Vaknin-Gil: Es ist wichtig zu betonen, dass der Maulkorb von einem Richter erlassen wurde und nicht vom Chefzensor. Das ist ein großer Unterschied. Der Chefzensor zieht nur einen möglichen Schaden für die staatliche Sicherheit in Betracht. Bei einem richterlichen Berichtsverbot werden auch andere Aspekte in Betracht gezogen, zum Beispiel die Ermittlungen, die die Behörden geheimhalten wollen, um sie nicht zu gefährden.
SPIEGEL ONLINE: Hätte das Berichtsverbot früher aufgehoben werden sollen?
Vaknin-Gil: Ja, und ich habe diese Meinung intern auch vertreten. Besonders als die ausländische Presse über den Fall und den Maulkorb berichtete, hätte auch Israels internationales Image in Betracht gezogen werden sollen. Die Berichte in der ausländischen Presse haben Israel wie ein Dritte-Welt-Land aussehen lassen.
SPIEGEL ONLINE: "Haaretz"-Reporter Blau hat einige der Dokumente veröffentlicht und behauptet, die Armee hätte - entgegen eines Urteils des Obersten Gerichtshofs - palästinensische Verdächtige getötet statt sie zu verhaften.
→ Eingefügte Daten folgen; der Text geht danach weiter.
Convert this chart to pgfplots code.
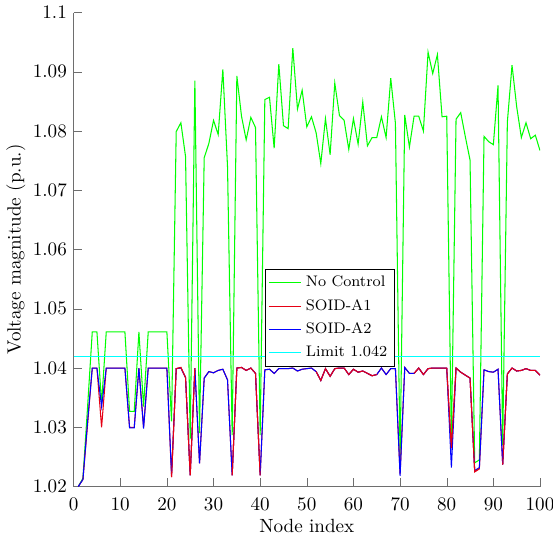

Hat Blau seinen Artikel der Zensur vorgelegt?
Vaknin-Gil: Uri Blaus Artikel wurde von der Zensur geprüft. Wir haben ihn mit einigen Änderungen freigegeben - übrigens entgegen der Auffassung der Verteidigungsbehörden. Aber nach Meinung der Zensurbehörde hat der veröffentlichte Artikel nicht die Sicherheit des Staates Israel gefährdet.